*Task directions*: Return every record below exactly as written, omitting any pictures.

*Provided entries*:
--- BEGIN ---
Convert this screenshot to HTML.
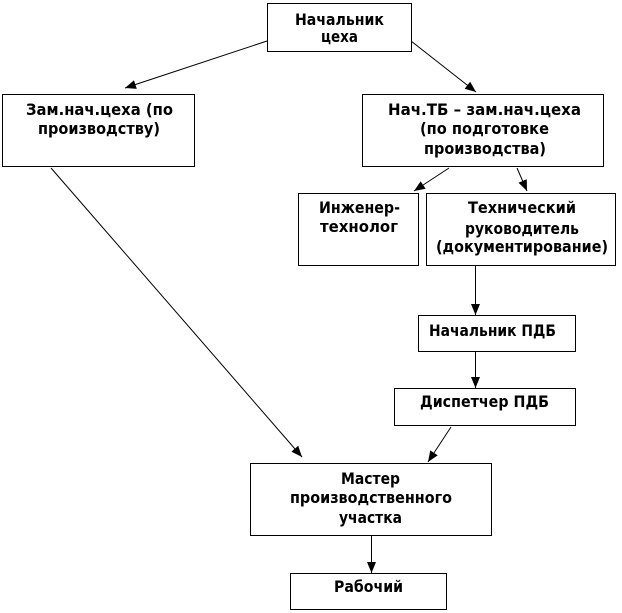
<!DOCTYPE html>
<html><head><meta charset="utf-8"><style>
html,body{margin:0;padding:0;background:#fff}
svg{display:block}
text{font-family:"DejaVu Sans","Liberation Sans",sans-serif;font-weight:bold;font-size:16px;fill:#000}
rect{fill:#fff;stroke:#000;stroke-width:1}
line{stroke:#000;stroke-width:1}
</style></head><body>
<svg width="622" height="613" viewBox="0 0 622 613" xmlns="http://www.w3.org/2000/svg">
<defs><marker id="a" markerUnits="userSpaceOnUse" markerWidth="12" markerHeight="10" refX="11" refY="5" orient="auto"><path d="M0 0.500L11 5L0 9.500z" fill="#000"/></marker></defs>
<line x1="267" y1="41" x2="125" y2="88" marker-end="url(#a)"/>
<line x1="411" y1="41" x2="476" y2="92" marker-end="url(#a)"/>
<line x1="449" y1="168" x2="414" y2="191" marker-end="url(#a)"/>
<line x1="517" y1="168" x2="527" y2="191" marker-end="url(#a)"/>
<line x1="51" y1="168" x2="302" y2="457" marker-end="url(#a)"/>
<line x1="475.500" y1="266" x2="475.500" y2="315" marker-end="url(#a)"/>
<line x1="475.500" y1="352" x2="475.500" y2="388" marker-end="url(#a)"/>
<line x1="451" y1="427" x2="428" y2="462" marker-end="url(#a)"/>
<line x1="371.500" y1="536" x2="371.500" y2="573" marker-end="url(#a)"/>
<rect x="267.500" y="3.500" width="144" height="48"/>
<rect x="2.500" y="94.500" width="192" height="72"/>
<rect x="362.500" y="94.500" width="241" height="72"/>
<rect x="298.500" y="193.500" width="120" height="72"/>
<rect x="426.500" y="193.500" width="189" height="72"/>
<rect x="418.500" y="315.500" width="157" height="36"/>
<rect x="394.500" y="388.500" width="181" height="37"/>
<rect x="250.500" y="463.500" width="241" height="72"/>
<rect x="290.500" y="573.500" width="156" height="36"/>
<text x="295" y="25" textLength="89" lengthAdjust="spacingAndGlyphs">Начальник</text>
<text x="321" y="42" textLength="37" lengthAdjust="spacingAndGlyphs">цеха</text>
<text x="26" y="115" textLength="147" lengthAdjust="spacingAndGlyphs">Зам.нач.цеха (по</text>
<text x="38" y="134" textLength="122" lengthAdjust="spacingAndGlyphs">производству)</text>
<text x="388" y="115" textLength="193" lengthAdjust="spacingAndGlyphs">Нач.ТБ – зам.нач.цеха</text>
<text x="420" y="134" textLength="129" lengthAdjust="spacingAndGlyphs">(по подготовке</text>
<text x="424" y="154" textLength="122" lengthAdjust="spacingAndGlyphs">производства)</text>
<text x="319" y="213" textLength="81" lengthAdjust="spacingAndGlyphs">Инженер-</text>
<text x="320" y="232" textLength="78" lengthAdjust="spacingAndGlyphs">технолог</text>
<text x="468" y="213" textLength="108" lengthAdjust="spacingAndGlyphs">Технический</text>
<text x="465" y="234" textLength="114" lengthAdjust="spacingAndGlyphs">руководитель</text>
<text x="436" y="252" textLength="172" lengthAdjust="spacingAndGlyphs">(документирование)</text>
<text x="429" y="336" textLength="127" lengthAdjust="spacingAndGlyphs">Начальник ПДБ</text>
<text x="420" y="407" textLength="129" lengthAdjust="spacingAndGlyphs">Диспетчер ПДБ</text>
<text x="341" y="484" textLength="59" lengthAdjust="spacingAndGlyphs">Мастер</text>
<text x="290" y="503" textLength="162" lengthAdjust="spacingAndGlyphs">производственного</text>
<text x="339" y="523" textLength="63" lengthAdjust="spacingAndGlyphs">участка</text>
<text x="334" y="592" textLength="69" lengthAdjust="spacingAndGlyphs">Рабочий</text>
</svg>
</body></html>
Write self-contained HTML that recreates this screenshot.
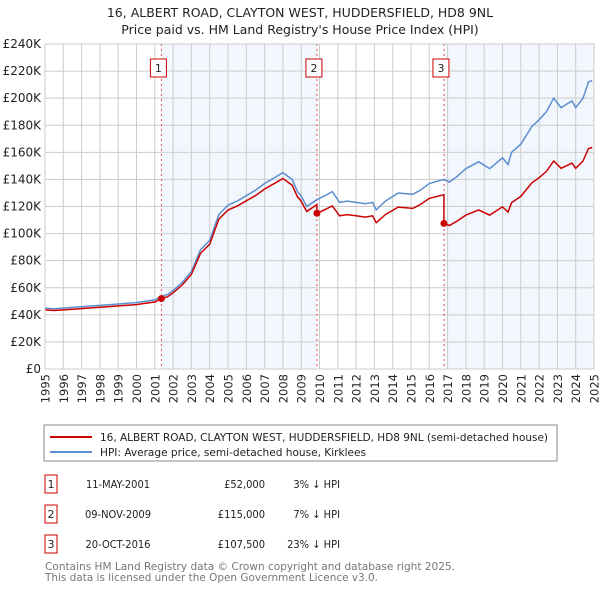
--- END ---
*Task answer*:
Convert this screenshot to HTML.
<!DOCTYPE html>
<html><head><meta charset="utf-8"><style>
html,body{margin:0;padding:0;background:#fff}
svg{display:block}
text{font-family:"DejaVu Sans","Liberation Sans",sans-serif;font-weight:bold;font-size:16px;fill:#000}
rect{fill:#fff;stroke:#000;stroke-width:1}
line{stroke:#000;stroke-width:1}
</style></head><body>
<svg width="622" height="613" viewBox="0 0 622 613" xmlns="http://www.w3.org/2000/svg">
<defs><marker id="a" markerUnits="userSpaceOnUse" markerWidth="12" markerHeight="10" refX="11" refY="5" orient="auto"><path d="M0 0.500L11 5L0 9.500z" fill="#000"/></marker></defs>
<line x1="267" y1="41" x2="125" y2="88" marker-end="url(#a)"/>
<line x1="411" y1="41" x2="476" y2="92" marker-end="url(#a)"/>
<line x1="449" y1="168" x2="414" y2="191" marker-end="url(#a)"/>
<line x1="517" y1="168" x2="527" y2="191" marker-end="url(#a)"/>
<line x1="51" y1="168" x2="302" y2="457" marker-end="url(#a)"/>
<line x1="475.500" y1="266" x2="475.500" y2="315" marker-end="url(#a)"/>
<line x1="475.500" y1="352" x2="475.500" y2="388" marker-end="url(#a)"/>
<line x1="451" y1="427" x2="428" y2="462" marker-end="url(#a)"/>
<line x1="371.500" y1="536" x2="371.500" y2="573" marker-end="url(#a)"/>
<rect x="267.500" y="3.500" width="144" height="48"/>
<rect x="2.500" y="94.500" width="192" height="72"/>
<rect x="362.500" y="94.500" width="241" height="72"/>
<rect x="298.500" y="193.500" width="120" height="72"/>
<rect x="426.500" y="193.500" width="189" height="72"/>
<rect x="418.500" y="315.500" width="157" height="36"/>
<rect x="394.500" y="388.500" width="181" height="37"/>
<rect x="250.500" y="463.500" width="241" height="72"/>
<rect x="290.500" y="573.500" width="156" height="36"/>
<text x="295" y="25" textLength="89" lengthAdjust="spacingAndGlyphs">Начальник</text>
<text x="321" y="42" textLength="37" lengthAdjust="spacingAndGlyphs">цеха</text>
<text x="26" y="115" textLength="147" lengthAdjust="spacingAndGlyphs">Зам.нач.цеха (по</text>
<text x="38" y="134" textLength="122" lengthAdjust="spacingAndGlyphs">производству)</text>
<text x="388" y="115" textLength="193" lengthAdjust="spacingAndGlyphs">Нач.ТБ – зам.нач.цеха</text>
<text x="420" y="134" textLength="129" lengthAdjust="spacingAndGlyphs">(по подготовке</text>
<text x="424" y="154" textLength="122" lengthAdjust="spacingAndGlyphs">производства)</text>
<text x="319" y="213" textLength="81" lengthAdjust="spacingAndGlyphs">Инженер-</text>
<text x="320" y="232" textLength="78" lengthAdjust="spacingAndGlyphs">технолог</text>
<text x="468" y="213" textLength="108" lengthAdjust="spacingAndGlyphs">Технический</text>
<text x="465" y="234" textLength="114" lengthAdjust="spacingAndGlyphs">руководитель</text>
<text x="436" y="252" textLength="172" lengthAdjust="spacingAndGlyphs">(документирование)</text>
<text x="429" y="336" textLength="127" lengthAdjust="spacingAndGlyphs">Начальник ПДБ</text>
<text x="420" y="407" textLength="129" lengthAdjust="spacingAndGlyphs">Диспетчер ПДБ</text>
<text x="341" y="484" textLength="59" lengthAdjust="spacingAndGlyphs">Мастер</text>
<text x="290" y="503" textLength="162" lengthAdjust="spacingAndGlyphs">производственного</text>
<text x="339" y="523" textLength="63" lengthAdjust="spacingAndGlyphs">участка</text>
<text x="334" y="592" textLength="69" lengthAdjust="spacingAndGlyphs">Рабочий</text>
</svg>
</body></html>
Write self-contained HTML that recreates this screenshot.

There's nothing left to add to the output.